NCML Industries Ltd’s IPO opens today

India Infoline News Service | Mumbai | December 29, 2014 08:18 IST

The offer through book building process closes on 2nd January 2015 and the Price Band has been fixed at Rs 100 to Rs 120 per equity share of Rs 10 each.

NCML Industries Limited, one of the flagship Company of Delhi-based NCML Group, proposes to enter the capital markets on 29th December 2014 with an offer for sale of 60,00,000 equity shares of the face value of Rs 10 each by selling shareholders. The offer through book building process closes on 2nd January 2015 and the Price Band has been fixed at Rs 100 to Rs 120 per equity share of Rs 10 each. The offer will constitute 25.48% of the post offer paid up equity share capital of the Company. The Corporate Strategic Allianz Ltd is the BRLM for the Issue and Satellite Corporate Services Pvt Ltd is the Registrar. The equity shares are proposed to be listed on the BSE and NSE. 
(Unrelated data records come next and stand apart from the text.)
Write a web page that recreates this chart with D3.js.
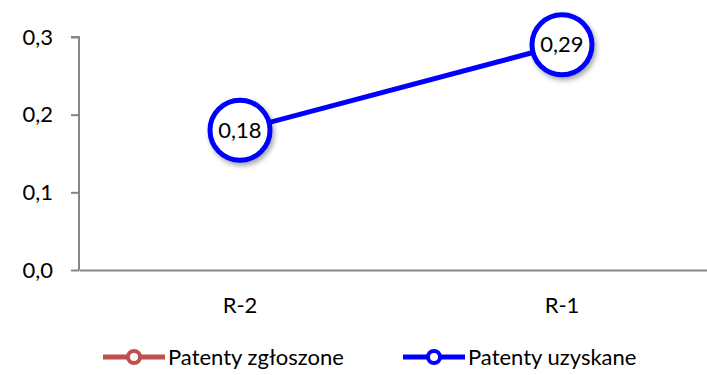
<!DOCTYPE html>
<html>
<head>
<meta charset="utf-8">
<script src="https://cdn.jsdelivr.net/npm/d3@7"></script>
<style>
  body { margin: 0; background: #fff; }
  text { font-family: Lato, "Open Sans", sans-serif; fill: #000; }
</style>
</head>
<body>
<svg id="chart" width="707" height="375"></svg>
<script>
const categories = ["R-2", "R-1"];
const seriesNames = ["Patenty zgłoszone", "Patenty uzyskane"];
const seriesColors = ["#c0504d", "#0000ff"];
const uzyskane = [0.18, 0.29];
const yTicks = [0, 0.1, 0.2, 0.3];

const svg = d3.select("#chart");
const fmt = v => d3.format(".1f")(v).replace(".", ",");
const fmt2 = v => d3.format(".2f")(v).replace(".", ",");

const x = d3.scaleBand().domain(categories).range([79, 723]);
const y = d3.scaleLinear().domain([0, 0.3]).range([270, 37]);

// shadow for the markers
const defs = svg.append("defs");
const f = defs.append("filter").attr("id", "shadow")
    .attr("x", "-30%").attr("y", "-30%").attr("width", "160%").attr("height", "160%");
f.append("feDropShadow").attr("dx", 2).attr("dy", 3).attr("stdDeviation", 2.5)
    .attr("flood-color", "#000").attr("flood-opacity", 0.35);

// cut off title (only a sliver shows)
svg.append("text")
    .attr("x", 372).attr("y", -3)
    .attr("text-anchor", "middle")
    .style("font-size", "18px").style("font-weight", "bold").style("fill", "#c0504d")
    .text("y");

// axes
const yAxis = svg.append("g")
    .attr("transform", "translate(79,0)")
    .call(d3.axisLeft(y).tickValues(yTicks).tickFormat(fmt).tickSize(8).tickPadding(18));
yAxis.select(".domain").attr("stroke", "#868686").attr("stroke-width", 2)
    .attr("d", "M-8," + y(0.3) + "H0V" + y(0));
yAxis.selectAll(".tick line").attr("stroke", "#868686").attr("stroke-width", 2);
yAxis.selectAll(".tick text").style("font-size", "22px").attr("fill", "#000");

const xAxis = svg.append("g")
    .attr("transform", "translate(0," + y(0) + ")")
    .call(d3.axisBottom(x).tickSize(0).tickPadding(27));
xAxis.select(".domain").attr("stroke", "#868686").attr("stroke-width", 2);
xAxis.selectAll(".tick text").style("font-size", "22px").attr("fill", "#000");

// line series
const pts = categories.map((c, i) => ({ c: c, v: uzyskane[i] }));
const line = d3.line().x(d => x(d.c) + x.bandwidth() / 2).y(d => y(d.v));

svg.append("path")
    .datum(pts)
    .attr("fill", "none")
    .attr("stroke", seriesColors[1])
    .attr("stroke-width", 5)
    .attr("d", line);

const mk = svg.selectAll(".mk")
    .data(pts)
    .enter().append("g")
    .attr("class", "mk")
    .attr("transform", d => "translate(" + (x(d.c) + x.bandwidth() / 2) + "," + y(d.v) + ")");

mk.append("circle")
    .attr("r", 30)
    .attr("fill", "#fff")
    .attr("stroke", seriesColors[1])
    .attr("stroke-width", 5)
    .attr("filter", "url(#shadow)");

mk.append("text")
    .attr("text-anchor", "middle")
    .attr("dy", "0.35em")
    .style("font-size", "22px")
    .text(d => fmt2(d.v));

// legend
const legX = [103, 403];
const leg = svg.selectAll(".leg")
    .data(seriesNames)
    .enter().append("g")
    .attr("class", "leg")
    .attr("transform", (d, i) => "translate(" + legX[i] + ",357)");

leg.append("line")
    .attr("x1", 0).attr("x2", 62)
    .attr("stroke", (d, i) => seriesColors[i])
    .attr("stroke-width", 5);
leg.append("circle")
    .attr("cx", 31).attr("r", 6)
    .attr("fill", "#fff")
    .attr("stroke", (d, i) => seriesColors[i])
    .attr("stroke-width", 4);
leg.append("text")
    .attr("x", 65).attr("dy", "0.35em")
    .style("font-size", "22px")
    .text(d => d);
</script>
</body>
</html>
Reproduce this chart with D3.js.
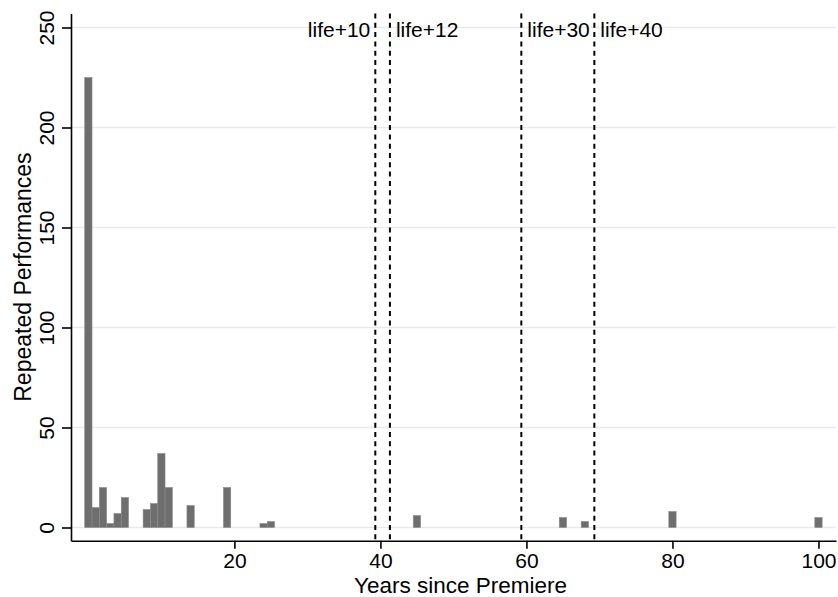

The Company is into the business of importing, manufacturing and marketing of edible oil in India with international presence, dealing in various edible oils such as Soya bean oil, Cottonseed oil, Palm oil (Palmolein), Mustard oil, Rapeseed Oil etc. The promoters have been associated with the oil industry for more than five decades, which has enabled the Company to successfully implement its growth strategies. The total revenue of NCML Industries has gone up from Rs 1,047 crore for the year ended 31st March 2011 to Rs 2,767 crore for the year ended on 31st March 2014 and the restated profits after tax has increased during the same period from Rs 13.80 crore to Rs 55.22 crore. The total revenue for the first quarter of the current fiscal ending 30th June 2014 was Rs 881.69 crore and restated profit after tax at Rs 6.64 crore

After establishing the strong foothold in the trading and imports and with the in-depth understanding of domestic and foreign oil market, the Company started setting up its own Refinery Unit with an installed capacity of 350 TPD at Khasra in Pilakhua District of Hapur in U.P. and the same got operational during the last quarter of FY 2011-12. Due to commencement of commercial operations of the Refinery Unit, the brands are used by refinery. During FY 2013-14, the company has gone for expansion and thereby increased its installed capacity by 250 TPD, thus making a total installed capacity of the Refinery Unit to 600 TPD. The additional capacity of 250 TPD got operational during the last week of the 3rd Quarter of FY 2013-14.